Kyger’s project, however, is a great deal more ambitious than mere writing of a personal journal. She’s creating a contemporary history, fusing private and public, personal and national in ways that add up to a formidable alternative to more traditional models of historical narration. As the poet rages about the country’s political direction and environmental woes, she envelops her commentary with a peculiar mix of Zen teachings and noir-tinged humor.

That she taught journaling at workshops at Auburn-Riverside High School in Auburn (1998) and at the 2nd Cascadia Poetry Festival in Seattle (2014) was critical to understand the foundation of her writing practice, as any disciplined journal-keeper knows. That she included the lists of Sei Shōnagon is also important. Joanne wanted people to know that there are women poets from a thousand years ago who have stood the test of time and did not get their due in their own lifetimes. It was sort of a subtle feminism and explains her own situation in life, always getting the second helpings after the men have left the literary feast.

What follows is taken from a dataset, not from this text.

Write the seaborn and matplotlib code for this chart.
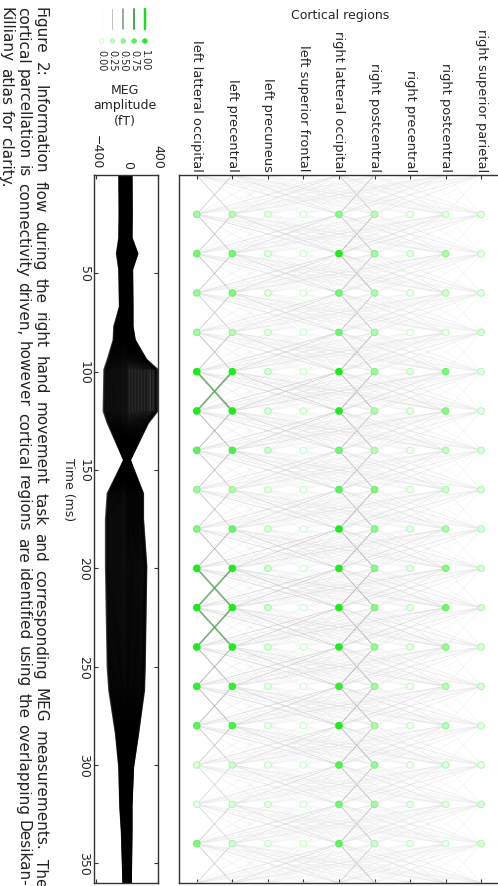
import numpy as np
import pandas as pd
import matplotlib
matplotlib.use("Agg")
import matplotlib.pyplot as plt
from matplotlib.collections import LineCollection
from matplotlib.colors import LinearSegmentedColormap
import seaborn as sns

# Cortical regions, index 0 is the left-most column
regions = ["left latteral occipital", "left precentral", "left precuneus",
           "left superior frontal", "right latteral occipital", "right postcentral",
           "right precentral", "right postcentral", "right superior parietal"]

# Node rows (ms) and node activation level per region
node_times = [20, 40, 60, 80, 100, 120, 140, 160, 180, 200, 220, 240, 260, 280, 300, 320, 340]
node_level = [
    [0.40, 0.30, 0.10, 0.00, 0.50, 0.30, 0.05, 0.10, 0.10],
    [0.60, 0.60, 0.10, 0.00, 1.00, 0.40, 0.10, 0.35, 0.10],
    [0.45, 0.55, 0.10, 0.00, 0.60, 0.35, 0.05, 0.20, 0.10],
    [0.40, 0.30, 0.10, 0.00, 0.60, 0.35, 0.00, 0.05, 0.15],
    [1.00, 1.00, 0.15, 0.00, 1.00, 0.45, 0.10, 0.55, 0.10],
    [1.00, 1.00, 0.15, 0.05, 1.00, 0.35, 0.10, 0.50, 0.10],
    [0.70, 0.80, 0.20, 0.00, 0.60, 0.30, 0.05, 0.25, 0.15],
    [0.40, 0.35, 0.10, 0.00, 0.70, 0.55, 0.05, 0.20, 0.15],
    [0.55, 0.65, 0.15, 0.00, 1.00, 0.50, 0.10, 0.35, 0.15],
    [1.00, 1.00, 0.20, 0.00, 1.00, 0.50, 0.10, 0.50, 0.15],
    [1.00, 1.00, 0.20, 0.00, 1.00, 0.50, 0.10, 0.60, 0.15],
    [1.00, 1.00, 0.15, 0.00, 1.00, 0.45, 0.10, 0.45, 0.15],
    [0.90, 0.90, 0.10, 0.00, 0.90, 0.40, 0.05, 0.30, 0.15],
    [0.70, 0.80, 0.05, 0.00, 1.00, 0.35, 0.05, 0.30, 0.10],
    [0.15, 0.20, 0.05, 0.00, 0.75, 0.45, 0.05, 0.15, 0.10],
    [0.10, 0.15, 0.10, 0.00, 0.60, 0.40, 0.10, 0.10, 0.15],
    [0.55, 0.20, 0.05, 0.00, 0.70, 0.20, 0.05, 0.05, 0.15],
]

# Information flow between consecutive time steps
edge_times = [0, 20, 40, 60, 80, 100, 120, 140, 160, 180, 200, 220, 240, 260, 280, 300, 320, 340, 360]
flow_weight = [
    [0.00, 0.40, 0.10, 0.06, 0.22, 0.12, 0.04, 0.10, 0.06],
    [0.40, 0.00, 0.08, 0.06, 0.25, 0.12, 0.04, 0.20, 0.08],
    [0.10, 0.08, 0.00, 0.04, 0.12, 0.08, 0.04, 0.06, 0.04],
    [0.06, 0.06, 0.04, 0.00, 0.10, 0.08, 0.04, 0.04, 0.04],
    [0.22, 0.25, 0.12, 0.10, 0.00, 0.45, 0.08, 0.22, 0.18],
    [0.12, 0.12, 0.08, 0.08, 0.45, 0.00, 0.06, 0.12, 0.15],
    [0.04, 0.04, 0.04, 0.04, 0.08, 0.06, 0.00, 0.06, 0.04],
    [0.10, 0.20, 0.06, 0.04, 0.22, 0.12, 0.06, 0.00, 0.08],
    [0.06, 0.08, 0.04, 0.04, 0.18, 0.15, 0.04, 0.08, 0.00],
]
strong_t = [100, 100, 200, 200, 220, 220]
strong_src = [0, 1, 0, 1, 0, 1]
strong_dst = [1, 0, 1, 0, 1, 0]
strong_w = [0.72, 0.72, 0.68, 0.68, 0.66, 0.66]

# MEG envelope (fT)
meg_times = [0, 20, 32, 40, 48, 67, 77, 84, 94, 99, 120, 126, 145, 162, 175, 199, 250, 262, 284, 301, 321, 334, 362]
meg_upper = [52, 55, 52, 129, 60, 65, 65, 95, 245, 387, 387, 267, 30, 202, 202, 245, 224, 215, 138, 73, 52, 52, 43]
meg_lower = [-99, -95, -99, -129, -99, -90, -163, -172, -249, -292, -301, -249, -34, -249, -271, -271, -249, -228, -142, -99, -86, -65, -43]
channel_gain = [-1.00, -0.96, -0.91, -0.87, -0.82, -0.77, -0.73, -0.68, -0.63, -0.59, -0.54,
                -0.49, -0.45, -0.40, -0.35, -0.31, -0.26, -0.21, -0.16, -0.11, -0.06, -0.02,
                0.03, 0.08, 0.13, 0.18, 0.23, 0.28, 0.33, 0.38, 0.43, 0.48, 0.53, 0.58,
                0.63, 0.68, 0.73, 0.79, 0.84, 0.89, 0.94, 0.98, 1.00]

time_ticks = [50, 100, 150, 200, 250, 300, 350]
amp_ticks = [-400, 0, 400]
legend_levels = [0.00, 0.25, 0.50, 0.75, 1.00]

caption_lines = [
    "Figure 2: Information flow during the right hand movement task and corresponding MEG measurements. The",
    "cortical parcellation is connectivity driven, however cortical regions are identified using the overlapping Desikan-",
    "Killiany atlas for clarity.",
]

sns.set_style("white")
plt.rcParams["font.family"] = ["DejaVu Sans"]
plt.rcParams["font.size"] = 9

W, H = 498, 887
fig = plt.figure(figsize=(W / 100, H / 100), dpi=100)

def px_axes(x0, y0, x1, y1):
    return fig.add_axes([x0 / W, 1 - y1 / H, (x1 - x0) / W, (y1 - y0) / H])

node_cmap = LinearSegmentedColormap.from_list("nodes", [(1, 1, 1), (0.1, 0.93, 0.1)])
edge_cmap = LinearSegmentedColormap.from_list(
    "edges", [(0.0, (0.95, 0.95, 0.95)), (0.25, (0.76, 0.76, 0.76)), (0.45, (0.55, 0.55, 0.55)),
              (0.5, (0.45, 0.58, 0.45)), (0.75, (0.3, 0.66, 0.3)), (1.0, (0.1, 0.88, 0.1))])

spine_col = "#333333"

# ---- regions panel ----
ax_reg = px_axes(179, 176, 499, 884)
levels = np.array(node_level)
level_at = {t: levels[k] for k, t in enumerate(node_times)}

segs, cols, widths = [], [], []
for k in range(len(edge_times) - 1):
    t0, t1 = edge_times[k], edge_times[k + 1]
    for i in range(len(regions)):
        for j in range(len(regions)):
            if i == j:
                continue
            a = level_at[t0][i] if t0 in level_at else 0.3
            b = level_at[t1][j] if t1 in level_at else 0.3
            w = min(flow_weight[i][j] * (0.55 + 0.3 * (a + b)), 0.45)
            segs.append([(i, t0), (j, t1)])
            cols.append(edge_cmap(w))
            widths.append((0.5 + 1.0 * w) * 0.72)
for t0, i, j, w in zip(strong_t, strong_src, strong_dst, strong_w):
    segs.append([(i, t0), (j, t0 + 20)])
    cols.append(edge_cmap(w))
    widths.append((0.5 + 2.0 * w) * 0.72)
lc = LineCollection(segs, colors=cols, linewidths=widths, alpha=0.65, zorder=1)
ax_reg.add_collection(lc)

df_nodes = pd.DataFrame([(r, t, node_level[k][r]) for k, t in enumerate(node_times)
                         for r in range(len(regions))], columns=["region", "time", "level"])
sns.scatterplot(data=df_nodes, x="region", y="time", hue="level", palette=node_cmap,
                hue_norm=(0, 1), s=22, linewidth=0.8, legend=False, ax=ax_reg, zorder=3)
ax_reg.collections[-1].set_edgecolors(node_cmap(0.22 + 0.78 * df_nodes["level"].values))

ax_reg.set_xlim(-0.5, 8.5)
ax_reg.set_ylim(360, 0)
ax_reg.set_xticks(range(len(regions)))
ax_reg.set_xticklabels(regions, rotation=-90)
ax_reg.xaxis.tick_top()
ax_reg.tick_params(axis="x", which="both", direction="in", length=3, top=True, bottom=True,
                   labeltop=True, labelbottom=False, pad=3, color=spine_col, labelsize=9.4)
ax_reg.set_yticks([])
ax_reg.set_xlabel("")
ax_reg.set_ylabel("")
for s in ax_reg.spines.values():
    s.set_color(spine_col)
    s.set_linewidth(1.0)

# ---- MEG panel ----
ax_meg = px_axes(94, 176, 158, 884)
rows = []
for c, g in enumerate(channel_gain):
    env = meg_upper if g >= 0 else meg_lower
    for t, e in zip(meg_times, env):
        rows.append((c, t, abs(g) * e))
df_meg = pd.DataFrame(rows, columns=["channel", "time", "amp"])
sns.lineplot(data=df_meg, x="amp", y="time", units="channel", estimator=None, orient="y",
             color="black", linewidth=2.0, alpha=0.7, ax=ax_meg, legend=False)
ax_meg.set_xlim(-430, 400)
ax_meg.set_ylim(360, 0)
ax_meg.set_xticks(amp_ticks)
ax_meg.set_xticklabels(["\u2212400", "0", "400"], rotation=-90)
ax_meg.xaxis.tick_top()
ax_meg.tick_params(axis="x", direction="in", length=3, top=True, bottom=True,
                   labeltop=True, labelbottom=False, pad=5, color=spine_col, labelsize=9)
ax_meg.set_yticks(time_ticks)
ax_meg.set_yticklabels([str(t) for t in time_ticks], rotation=-90, va="center")
ax_meg.tick_params(axis="y", direction="in", length=3, left=True, right=True,
                   pad=2.5, color=spine_col, labelsize=9)
ax_meg.set_xlabel("")
ax_meg.set_ylabel("")
for s in ax_meg.spines.values():
    s.set_color(spine_col)
    s.set_linewidth(1.0)

fig.text(68 / W, 1 - 490 / H, "Time (ms)", rotation=-90, ha="center", va="center", fontsize=9)
fig.text(125 / W, 1 - 106 / H, "MEG\namplitude\n(fT)", ha="center", va="center",
         multialignment="center", fontsize=9)
fig.text(340 / W, 1 - 16 / H, "Cortical regions", ha="center", va="center", fontsize=9)

# ---- legend (line width / node colour scale) ----
ax_leg = px_axes(95, 0, 152, 80)
ax_leg.axis("off")
for i, lv in enumerate(legend_levels):
    ax_leg.plot([i, i], [10, 30], color=edge_cmap(lv), lw=(0.5 + 2.0 * lv) * 0.72)
df_leg = pd.DataFrame({"x": range(len(legend_levels)), "y": [42] * len(legend_levels),
                       "level": legend_levels})
sns.scatterplot(data=df_leg, x="x", y="y", hue="level", palette=node_cmap, hue_norm=(0, 1),
                s=10, linewidth=0.6, legend=False, ax=ax_leg)
ax_leg.collections[-1].set_edgecolors(node_cmap(0.22 + 0.78 * np.array(legend_levels)))
for i, lv in enumerate(legend_levels):
    ax_leg.text(i, 50, f"{lv:.2f}", rotation=-90, ha="center", va="top", fontsize=7)
ax_leg.set_xlim(-0.62, 4.66)
ax_leg.set_ylim(80, 0)

# ---- caption, justified like the page ----
fig.canvas.draw()
renderer = fig.canvas.get_renderer()
caption_x = [40, 23, 6]
y_start, y_end = 7, 887
for n, (line, xc) in enumerate(zip(caption_lines, caption_x)):
    words = line.split()
    texts = [fig.text(0, 0, w, rotation=-90, ha="center", va="top", fontsize=11, color="#222222")
             for w in words]
    lengths = [t.get_window_extent(renderer).height for t in texts]
    if n < len(caption_lines) - 1:
        gap = (y_end - y_start - sum(lengths)) / (len(words) - 1)
    else:
        gap = 5.5
    y = y_start
    for t, L in zip(texts, lengths):
        t.set_position((xc / W, 1 - y / H))
        y += L + gap

fig.savefig("out.png", dpi=100)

This is an indictment of our culture in a huge way and like Lorine Niedecker, watch how Joanne’s own literary stock rises as the years go on without her physical presence.

And you get some sense of her humor, her experience and her wit while watching her panel contribution (starting at 5:11) at the 2nd Cascadia Poetry Festival’s “Innovations from Here” panel:

I love at about the 10:40 mark, in talking about the informal poetry workshop that she attended and which included Robert Duncan, Jack Spicer, George Stanley (who was also on this panel), David Meltzer and others, she says one of the put-downs Spicer would use for a poem would be: “you could publish THAT in the New Yorker.” This is something I’ve heard Michael McClure use about poets for whom he did not care.

I watch her portion of the panel again and see how she described the connections between San Francisco and Vancouver, suggested that that stance-toward-poem-making “trickled down” to Seattle (which in large part it has not) and how that’s a huge part of what I find inspiring about poetry from the West Coast of North America and what I seek to encourage as a “Cascadian” poetry. She was at the core of it and we can learn a lot from her example and from the lifetime of work she left to us. “What a gift” she said of my book A Time Before Slaughter. What a gift to the people of Auburn she said. What a gift to human beings and culture her life and work has been. I miss her so much already and her Zen training would serve us well in going through our grief.